Running Big on Lindgren

It is often claimed that VASP cannot “scale” to more than 1000 cores, but this is not entirely correct, as can be seen in the graph below.

Scaling of NiSi 1200-atoms on Lindgren

What you see are results from Lindgren, the Cray XE6 system at PDC, running a full SCF cycle on a 1200-atom NiSi surface. With 384 cores, the job requires about one hour without using too aggressive settings. This is a respectable run-time by itself, but we can also see that we can rougly triple the speed by increasing the number cores up to the plateau value of ca 2300 cores. But we pay a price for this, which is spending almost 2x more core hours in total to get the job done. So if you ask about the upper limit for VASP in terms of number of cores, the answer is that it depends the size of simulation cell, and the loss of core hours that one is willing to accept to get results quickly.

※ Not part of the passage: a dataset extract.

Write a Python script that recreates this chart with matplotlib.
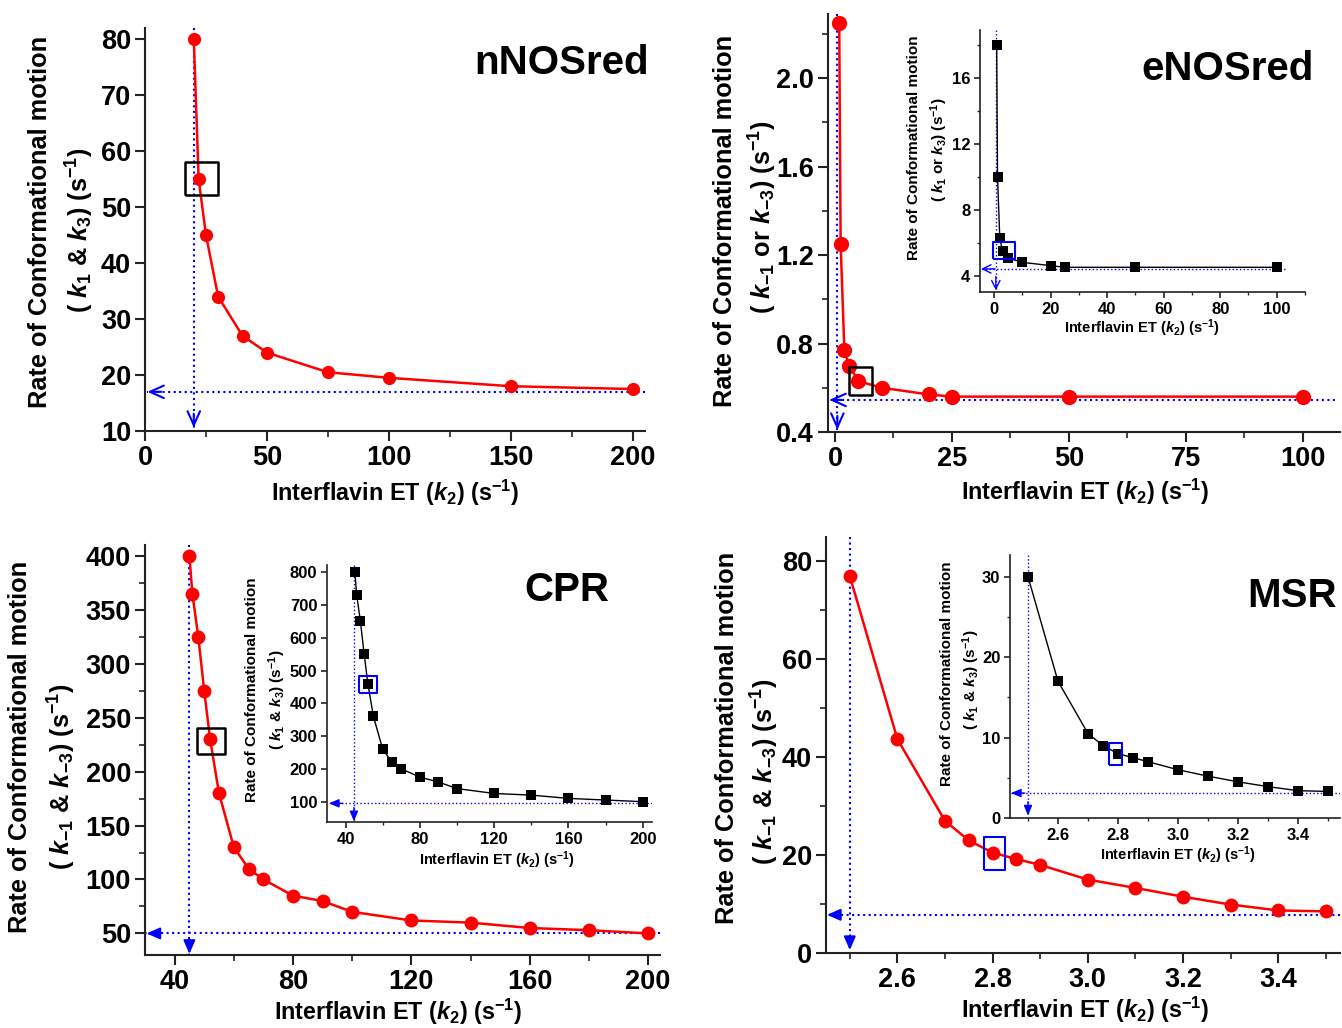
import matplotlib
matplotlib.use('Agg')
import matplotlib.pyplot as plt
from matplotlib.ticker import MultipleLocator

plt.rcParams['font.family'] = ['Liberation Sans', 'DejaVu Sans']
plt.rcParams['font.weight'] = 'bold'
plt.rcParams['mathtext.fontset'] = 'custom'
plt.rcParams['mathtext.rm'] = 'Liberation Sans:bold'
plt.rcParams['mathtext.it'] = 'Liberation Sans:italic:bold'
plt.rcParams['mathtext.bf'] = 'Liberation Sans:bold'

# ---- data ----
nnos_k2 = [20, 22, 25, 30, 40, 50, 75, 100, 150, 200]
nnos_k = [80, 55, 45, 34, 27, 24, 20.5, 19.5, 18, 17.5]

enos_k2 = [0.9, 1.2, 2, 3, 5, 10, 20, 25, 50, 100]
enos_kminus = [2.25, 1.25, 0.77, 0.70, 0.63, 0.60, 0.57, 0.56, 0.56, 0.56]
enos_kplus = [18, 10, 6.25, 5.5, 5.05, 4.8, 4.6, 4.5, 4.5, 4.5]

cpr_k2 = [45, 46, 48, 50, 52, 55, 60, 65, 70, 80, 90, 100, 120, 140, 160, 180, 200]
cpr_kminus = [400, 365, 325, 275, 230, 180, 130, 110, 100, 85, 80, 70, 62, 60, 55, 53, 50]
cpr_kplus = [800, 730, 650, 550, 460, 360, 260, 220, 200, 175, 160, 140, 125, 120, 110, 105, 100]

msr_k2 = [2.5, 2.6, 2.7, 2.75, 2.8, 2.85, 2.9, 3.0, 3.1, 3.2, 3.3, 3.4, 3.5]
msr_kminus = [77, 43.7, 27, 23, 20.5, 19.2, 18, 15, 13.3, 11.5, 9.9, 8.7, 8.5]
msr_kplus = [30, 17, 10.5, 9, 8, 7.5, 7, 6, 5.2, 4.5, 3.9, 3.4, 3.3]

# limit guide lines (k2 limit, rate limit)
nnos_lim = (20, 17)
enos_lim, enos_inset_lim = (0.5, 0.545), (0.6, 4.4)
cpr_lim, cpr_inset_lim = (45, 50), (44.5, 95)
msr_lim, msr_inset_lim = (2.5, 7.8), (2.5, 3.1)

W, H = 1342, 1028
fig = plt.figure(figsize=(W / 100, H / 100), dpi=100)


def px_axes(l, t, r, b):
    return fig.add_axes([l / W, 1 - b / H, (r - l) / W, (b - t) / H])


def px_text(x, y, s, **kw):
    return fig.text(x / W, 1 - y / H, s, ha='center', va='center', **kw)


def style(ax, xlim, ylim, xmaj, xmin, ymaj, ymin, fs, lw=1.5, tl=7):
    ax.set_xlim(*xlim)
    ax.set_ylim(*ylim)
    ax.xaxis.set_major_locator(MultipleLocator(xmaj))
    ax.yaxis.set_major_locator(MultipleLocator(ymaj))
    if xmin:
        ax.xaxis.set_minor_locator(MultipleLocator(xmin))
    if ymin:
        ax.yaxis.set_minor_locator(MultipleLocator(ymin))
    for s in ['top', 'right']:
        ax.spines[s].set_visible(False)
    for s in ['left', 'bottom']:
        ax.spines[s].set_linewidth(lw)
        ax.spines[s].set_color('#222222')
    ax.tick_params(which='major', direction='out', length=tl, width=lw,
                   labelsize=fs, color='#222222', pad=3)
    ax.tick_params(which='minor', direction='out', length=tl * 0.6, width=lw * 0.8,
                   color='#222222')
    ax.patch.set_alpha(0)


def guides(ax, lim, top, right, vtip, htip, lw, head, filled):
    x, y = lim
    ax.plot([x, x], [top, vtip], ls=':', color='#0000ff', lw=lw, zorder=1)
    ax.plot([right, htip], [y, y], ls=':', color='#0000ff', lw=lw, zorder=1)
    hl, hw = head
    style_str = ('-|>' if filled else '->') + f',head_length={hl},head_width={hw}'
    props = dict(arrowstyle=style_str, color='#0000ff', lw=lw, shrinkA=0, shrinkB=0,
                 mutation_scale=10)
    ax.annotate('', xy=(x, vtip), xytext=(0, 10), textcoords='offset points',
                arrowprops=props, annotation_clip=False)
    ax.annotate('', xy=(htip, y), xytext=(10, 0), textcoords='offset points',
                arrowprops=props, annotation_clip=False)


def box(ax, x, y, w, h, color, lw):
    # hollow rectangular marker, w x h in pixels
    m = max(w, h)
    verts = [(-w / m, -h / m), (w / m, -h / m), (w / m, h / m), (-w / m, h / m), (-w / m, -h / m)]
    ax.plot([x], [y], marker=verts, markersize=m * 0.72, markerfacecolor='none',
            markeredgecolor=color, markeredgewidth=lw, ls='none', zorder=5)


def red(ax, x, y, ms):
    ax.plot(x, y, '-o', color='#ff0000', lw=1.8, ms=ms, markeredgewidth=0, zorder=3)


def black(ax, x, y, ms=6.5):
    ax.plot(x, y, '-s', color='black', lw=1.0, ms=ms, markeredgewidth=0, zorder=3)


def ylab(x1, y1, x2, y2, line2, fs):
    px_text(x1, y1, 'Rate of Conformational motion', rotation=90, fontsize=fs)
    px_text(x2, y2, line2, rotation=90, fontsize=fs)


def xlab(x, y, fs):
    px_text(x, y, 'Interflavin ET ($k_2$) (s$^{-1}$)', fontsize=fs)


MAIN_FS, TICK_FS, XL_FS = 18.3, 19.5, 16.8
INS_FS, INS_TICK = 11, 12

# ---------------- nNOSred ----------------
ax = px_axes(145, 28, 645, 431)
style(ax, (0, 205), (10, 82), 50, 25, 10, None, TICK_FS)
guides(ax, nnos_lim, 82, 205, 10.6, 1.0, 1.5, (1.0, 0.45), False)
red(ax, nnos_k2, nnos_k, 9.5)
box(ax, 23, 55.2, 33, 33, 'black', 1.8)
ylab(40, 222, 80, 230, '( $k_1$ & $k_3$) (s$^{-1}$)', MAIN_FS)
xlab(395, 493, XL_FS)
px_text(562, 63, 'nNOSred', fontsize=29)

# ---------------- eNOSred ----------------
ax = px_axes(828, 14, 1340, 432)
style(ax, (-1.5, 108), (0.4, 2.29), 25, 12.5, 0.4, 0.2, TICK_FS)
guides(ax, enos_lim, 2.29, 107, 0.41, -1.2, 1.5, (1.0, 0.45), False)
red(ax, enos_k2, enos_kminus, 11)
box(ax, 5.4, 0.631, 23, 28, 'black', 1.8)
ylab(725, 221, 763, 217, '( $k_{-1}$ or $k_{-3}$) (s$^{-1}$)', MAIN_FS)
xlab(1085, 492, XL_FS)

ins = px_axes(980, 30, 1305, 292)
style(ins, (-5, 110), (3, 18.9), 20, 10, 4, 2, INS_TICK, lw=1.2, tl=4)
guides(ins, enos_inset_lim, 18.9, 103, 3.1, -4.6, 1.0, (0.6, 0.3), False)
black(ins, enos_k2, enos_kplus)
box(ins, 3.5, 5.52, 22, 17, '#0000ff', 1.5)
ylab(914, 148, 939, 150, '( $k_1$ or $k_3$) (s$^{-1}$)', INS_FS)
xlab(1142, 328, INS_FS - 0.5)
px_text(1228, 69, 'eNOSred', fontsize=29, zorder=10)

# ---------------- CPR ----------------
ax = px_axes(145, 545, 660, 955)
style(ax, (30, 204), (30, 410), 40, 20, 50, 25, TICK_FS)
guides(ax, cpr_lim, 410, 204, 31, 30.5, 1.5, (0.8, 0.35), True)
red(ax, cpr_k2, cpr_kminus, 10)
box(ax, 52.3, 228, 28, 26, 'black', 1.8)
ylab(20, 747, 62, 777, '( $k_{-1}$ & $k_{-3}$) (s$^{-1}$)', MAIN_FS)
xlab(398, 1012, XL_FS)

ins = px_axes(327, 565, 652, 822)
style(ins, (30, 205), (38, 822), 40, 20, 100, None, INS_TICK, lw=1.2, tl=4)
guides(ins, cpr_inset_lim, 822, 205, 40, 31, 1.0, (0.6, 0.25), True)
black(ins, cpr_k2, cpr_kplus)
box(ins, 52.3, 460, 18, 17, '#0000ff', 1.5)
ylab(252, 690, 277, 700, '( $k_1$ & $k_3$) (s$^{-1}$)', INS_FS)
xlab(497, 860, INS_FS - 0.5)
px_text(567, 590, 'CPR', fontsize=29, zorder=10)

# ---------------- MSR ----------------
ax = px_axes(826, 537, 1340, 953)
style(ax, (2.45, 3.53), (0, 85), 0.2, 0.1, 20, 10, TICK_FS)
guides(ax, msr_lim, 85, 3.53, 0.6, 2.452, 1.5, (0.8, 0.35), True)
red(ax, msr_k2, msr_kminus, 10)
box(ax, 2.803, 20.5, 21, 33, '#0000ff', 1.5)
ylab(727, 738, 765, 772, '( $k_{-1}$ & $k_{-3}$) (s$^{-1}$)', MAIN_FS)
xlab(1085, 1010, XL_FS)

ins = px_axes(1010, 555, 1340, 818)
style(ins, (2.44, 3.54), (0, 32.7), 0.2, 0.1, 10, 5, INS_TICK, lw=1.2, tl=4)
guides(ins, msr_inset_lim, 32.7, 3.54, 0.3, 2.443, 1.0, (0.6, 0.25), True)
black(ins, msr_k2, msr_kplus)
box(ins, 2.79, 8.0, 13, 22, '#0000ff', 1.5)
ylab(947, 674, 971, 680, '( $k_1$ & $k_3$) (s$^{-1}$)', INS_FS)
xlab(1178, 855, INS_FS - 0.5)
px_text(1292, 596, 'MSR', fontsize=29, zorder=10)

fig.savefig('out.png', dpi=100)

For everyday calculations, my personal preference is to use the node count where the computational efficiency drops below 50%. In this case, gettting > 50% efficiency for more than say 16 compute nodes (128-384c) is usually a challenge, even for big simulations with many hundred atoms. A small investigation of differently sized supercells revealed the following relationship:

VASP weak scaling on Lindgren

Technically, this is an example of weak scaling, where a large simulation size is necessary to get good parallel scaling. Judging by this study, we find that there is indeed no reasonably sized simulation cell where VASP can be run on > 1000 cores without poor efficiency.

But for large one-shot jobs, where time to solution is important, a lower efficiency is acceptable. There are several reasons why you would want to do this:

  • You need the results fast due to a deadline, or the sequential nature of the study.
  • It is the only way to get your job through due to practical wall-time limits (typically less than one week at most supercomputing center).